JOB:
Transcribe every line exactly and omit anything that is a picture.

GIVEN INFORMATION:
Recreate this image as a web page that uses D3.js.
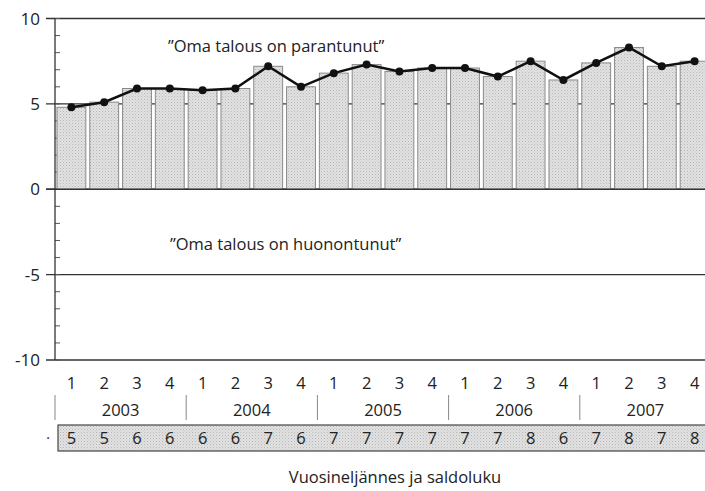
<!DOCTYPE html>
<html>
<head>
<meta charset="utf-8">
<script src="https://cdn.jsdelivr.net/npm/d3@7"></script>
<style>
  body { margin: 0; background: #fff; }
  svg text { font-family: "Open Sans", "DejaVu Sans Condensed", sans-serif; fill: #222; }
</style>
</head>
<body>
<svg id="chart" width="705" height="491"></svg>
<script>
//Data: quarters, years, balance figures
var quarters = ["1","2","3","4","1","2","3","4","1","2","3","4","1","2","3","4","1","2","3","4"];
var years = ["2003", "2004", "2005", "2006", "2007"];
var values = [4.8, 5.1, 5.9, 5.9, 5.8, 5.9, 7.2, 6.0, 6.8, 7.3, 6.9, 7.1, 7.1, 6.6, 7.5, 6.4, 7.4, 8.3, 7.2, 7.5];
var saldo = [5, 5, 6, 6, 6, 6, 7, 6, 7, 7, 7, 7, 7, 7, 8, 6, 7, 8, 7, 8];
var yTicks = [10, 5, 0, -5, -10];

var svg = d3.select("#chart");
var plotLeft = 55, plotRight = 711, plotTop = 18.5, plotBottom = 360;

var x = d3.scaleBand().domain(d3.range(values.length)).range([plotLeft, plotRight]).paddingInner(0.12).paddingOuter(0.06);
var xStep = d3.scaleBand().domain(d3.range(values.length)).range([plotLeft, plotRight]);
var y = d3.scaleLinear().domain([-10, 10]).range([plotBottom, plotTop]);

//stipple pattern for the bars
var defs = svg.append("defs");
var pat = defs.append("pattern").attr("id", "dots").attr("width", 3).attr("height", 3).attr("patternUnits", "userSpaceOnUse");
pat.append("rect").attr("width", 3).attr("height", 3).attr("fill", "#e2e2e2");
pat.append("rect").attr("x", 0).attr("y", 0).attr("width", 1).attr("height", 1).attr("fill", "#b5b5b5");
pat.append("rect").attr("x", 1.5).attr("y", 1.5).attr("width", 1).attr("height", 1).attr("fill", "#c4c4c4");

//gridlines
svg.selectAll(".grid").data(yTicks).enter().append("line")
    .attr("x1", plotLeft - 9).attr("x2", 705)
    .attr("y1", function(d) { return y(d); }).attr("y2", function(d) { return y(d); })
    .attr("stroke", "#333").attr("stroke-width", 1.3);

//minor ticks
svg.selectAll(".minor").data(d3.range(-10, 11)).enter().append("line")
    .attr("x1", plotLeft).attr("x2", plotLeft + 5)
    .attr("y1", function(d) { return y(d); }).attr("y2", function(d) { return y(d); })
    .attr("stroke", "#555").attr("stroke-width", 1);

//bars
svg.selectAll(".bar").data(values).enter().append("rect")
    .attr("x", function(d, i) { return x(i); })
    .attr("y", function(d) { return y(d); })
    .attr("width", x.bandwidth())
    .attr("height", function(d) { return y(0) - y(d); })
    .attr("fill", "url(#dots)").attr("stroke", "#8a8a8a").attr("stroke-width", 1);

//zero line on top of bars
svg.append("line").attr("x1", plotLeft - 9).attr("x2", 705).attr("y1", y(0)).attr("y2", y(0))
    .attr("stroke", "#333").attr("stroke-width", 1.3);

//left axis line
svg.append("line").attr("x1", plotLeft).attr("x2", plotLeft).attr("y1", y(10)).attr("y2", y(-10))
    .attr("stroke", "#333").attr("stroke-width", 1.3);

//y labels
svg.selectAll(".ylab").data(yTicks).enter().append("text")
    .attr("x", 40).attr("y", function(d) { return y(d) + 6; })
    .attr("text-anchor", "end").attr("font-size", 17)
    .text(function(d) { return d; });

//line + dots
var lineGen = d3.line()
    .x(function(d, i) { return x(i) + x.bandwidth() / 2; })
    .y(function(d) { return y(d); });
svg.append("path").datum(values).attr("d", lineGen)
    .attr("fill", "none").attr("stroke", "#111").attr("stroke-width", 2.5);
svg.selectAll(".dot").data(values).enter().append("circle")
    .attr("cx", function(d, i) { return x(i) + x.bandwidth() / 2; })
    .attr("cy", function(d) { return y(d); })
    .attr("r", 4).attr("fill", "#111");

//annotations
svg.append("text").attr("x", 168).attr("y", 52).attr("font-size", 16.5)
    .text("\u201DOma talous on parantunut\u201D");
svg.append("text").attr("x", 170).attr("y", 250).attr("font-size", 16.5)
    .text("\u201DOma talous on huonontunut\u201D");

//quarter labels
svg.selectAll(".qlab").data(quarters).enter().append("text")
    .attr("x", function(d, i) { return xStep(i) + xStep.bandwidth() / 2; })
    .attr("y", 389).attr("text-anchor", "middle").attr("font-size", 16.5)
    .text(function(d) { return d; });

//year separators and labels
svg.selectAll(".ysep").data(years).enter().append("line")
    .attr("x1", function(d, i) { return xStep(i * 4); }).attr("x2", function(d, i) { return xStep(i * 4); })
    .attr("y1", 395).attr("y2", 420)
    .attr("stroke", "#888").attr("stroke-width", 1);
svg.selectAll(".yrlab").data(years).enter().append("text")
    .attr("x", function(d, i) { return xStep(i * 4) + xStep.bandwidth() * 2; })
    .attr("y", 416).attr("text-anchor", "middle").attr("font-size", 16.5)
    .text(function(d) { return d; });

//saldoluku row
svg.append("rect").attr("x", 58).attr("y", 425).attr("width", 660).attr("height", 26)
    .attr("fill", "url(#dots)").attr("stroke", "#444").attr("stroke-width", 1.2);
svg.append("text").attr("x", 48).attr("y", 443).attr("text-anchor", "middle").attr("font-size", 14).text("\u00B7");
svg.selectAll(".saldo").data(saldo).enter().append("text")
    .attr("x", function(d, i) { return xStep(i) + xStep.bandwidth() / 2; })
    .attr("y", 444).attr("text-anchor", "middle").attr("font-size", 16.5)
    .text(function(d) { return d; });

//axis title
svg.append("text").attr("x", 395).attr("y", 483).attr("text-anchor", "middle").attr("font-size", 16.5)
    .text("Vuosineljännes ja saldoluku");
</script>
</body>
</html>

EXERCISE ANSWER:
Recreate this image as a web page that uses D3.js.
<!DOCTYPE html>
<html>
<head>
<meta charset="utf-8">
<script src="https://cdn.jsdelivr.net/npm/d3@7"></script>
<style>
  body { margin: 0; background: #fff; }
  svg text { font-family: "Open Sans", "DejaVu Sans Condensed", sans-serif; fill: #222; }
</style>
</head>
<body>
<svg id="chart" width="705" height="491"></svg>
<script>
//Data: quarters, years, balance figures
var quarters = ["1","2","3","4","1","2","3","4","1","2","3","4","1","2","3","4","1","2","3","4"];
var years = ["2003", "2004", "2005", "2006", "2007"];
var values = [4.8, 5.1, 5.9, 5.9, 5.8, 5.9, 7.2, 6.0, 6.8, 7.3, 6.9, 7.1, 7.1, 6.6, 7.5, 6.4, 7.4, 8.3, 7.2, 7.5];
var saldo = [5, 5, 6, 6, 6, 6, 7, 6, 7, 7, 7, 7, 7, 7, 8, 6, 7, 8, 7, 8];
var yTicks = [10, 5, 0, -5, -10];

var svg = d3.select("#chart");
var plotLeft = 55, plotRight = 711, plotTop = 18.5, plotBottom = 360;

var x = d3.scaleBand().domain(d3.range(values.length)).range([plotLeft, plotRight]).paddingInner(0.12).paddingOuter(0.06);
var xStep = d3.scaleBand().domain(d3.range(values.length)).range([plotLeft, plotRight]);
var y = d3.scaleLinear().domain([-10, 10]).range([plotBottom, plotTop]);

//stipple pattern for the bars
var defs = svg.append("defs");
var pat = defs.append("pattern").attr("id", "dots").attr("width", 3).attr("height", 3).attr("patternUnits", "userSpaceOnUse");
pat.append("rect").attr("width", 3).attr("height", 3).attr("fill", "#e2e2e2");
pat.append("rect").attr("x", 0).attr("y", 0).attr("width", 1).attr("height", 1).attr("fill", "#b5b5b5");
pat.append("rect").attr("x", 1.5).attr("y", 1.5).attr("width", 1).attr("height", 1).attr("fill", "#c4c4c4");

//gridlines
svg.selectAll(".grid").data(yTicks).enter().append("line")
    .attr("x1", plotLeft - 9).attr("x2", 705)
    .attr("y1", function(d) { return y(d); }).attr("y2", function(d) { return y(d); })
    .attr("stroke", "#333").attr("stroke-width", 1.3);

//minor ticks
svg.selectAll(".minor").data(d3.range(-10, 11)).enter().append("line")
    .attr("x1", plotLeft).attr("x2", plotLeft + 5)
    .attr("y1", function(d) { return y(d); }).attr("y2", function(d) { return y(d); })
    .attr("stroke", "#555").attr("stroke-width", 1);

//bars
svg.selectAll(".bar").data(values).enter().append("rect")
    .attr("x", function(d, i) { return x(i); })
    .attr("y", function(d) { return y(d); })
    .attr("width", x.bandwidth())
    .attr("height", function(d) { return y(0) - y(d); })
    .attr("fill", "url(#dots)").attr("stroke", "#8a8a8a").attr("stroke-width", 1);

//zero line on top of bars
svg.append("line").attr("x1", plotLeft - 9).attr("x2", 705).attr("y1", y(0)).attr("y2", y(0))
    .attr("stroke", "#333").attr("stroke-width", 1.3);

//left axis line
svg.append("line").attr("x1", plotLeft).attr("x2", plotLeft).attr("y1", y(10)).attr("y2", y(-10))
    .attr("stroke", "#333").attr("stroke-width", 1.3);

//y labels
svg.selectAll(".ylab").data(yTicks).enter().append("text")
    .attr("x", 40).attr("y", function(d) { return y(d) + 6; })
    .attr("text-anchor", "end").attr("font-size", 17)
    .text(function(d) { return d; });

//line + dots
var lineGen = d3.line()
    .x(function(d, i) { return x(i) + x.bandwidth() / 2; })
    .y(function(d) { return y(d); });
svg.append("path").datum(values).attr("d", lineGen)
    .attr("fill", "none").attr("stroke", "#111").attr("stroke-width", 2.5);
svg.selectAll(".dot").data(values).enter().append("circle")
    .attr("cx", function(d, i) { return x(i) + x.bandwidth() / 2; })
    .attr("cy", function(d) { return y(d); })
    .attr("r", 4).attr("fill", "#111");

//annotations
svg.append("text").attr("x", 168).attr("y", 52).attr("font-size", 16.5)
    .text("\u201DOma talous on parantunut\u201D");
svg.append("text").attr("x", 170).attr("y", 250).attr("font-size", 16.5)
    .text("\u201DOma talous on huonontunut\u201D");

//quarter labels
svg.selectAll(".qlab").data(quarters).enter().append("text")
    .attr("x", function(d, i) { return xStep(i) + xStep.bandwidth() / 2; })
    .attr("y", 389).attr("text-anchor", "middle").attr("font-size", 16.5)
    .text(function(d) { return d; });

//year separators and labels
svg.selectAll(".ysep").data(years).enter().append("line")
    .attr("x1", function(d, i) { return xStep(i * 4); }).attr("x2", function(d, i) { return xStep(i * 4); })
    .attr("y1", 395).attr("y2", 420)
    .attr("stroke", "#888").attr("stroke-width", 1);
svg.selectAll(".yrlab").data(years).enter().append("text")
    .attr("x", function(d, i) { return xStep(i * 4) + xStep.bandwidth() * 2; })
    .attr("y", 416).attr("text-anchor", "middle").attr("font-size", 16.5)
    .text(function(d) { return d; });

//saldoluku row
svg.append("rect").attr("x", 58).attr("y", 425).attr("width", 660).attr("height", 26)
    .attr("fill", "url(#dots)").attr("stroke", "#444").attr("stroke-width", 1.2);
svg.append("text").attr("x", 48).attr("y", 443).attr("text-anchor", "middle").attr("font-size", 14).text("\u00B7");
svg.selectAll(".saldo").data(saldo).enter().append("text")
    .attr("x", function(d, i) { return xStep(i) + xStep.bandwidth() / 2; })
    .attr("y", 444).attr("text-anchor", "middle").attr("font-size", 16.5)
    .text(function(d) { return d; });

//axis title
svg.append("text").attr("x", 395).attr("y", 483).attr("text-anchor", "middle").attr("font-size", 16.5)
    .text("Vuosineljännes ja saldoluku");
</script>
</body>
</html>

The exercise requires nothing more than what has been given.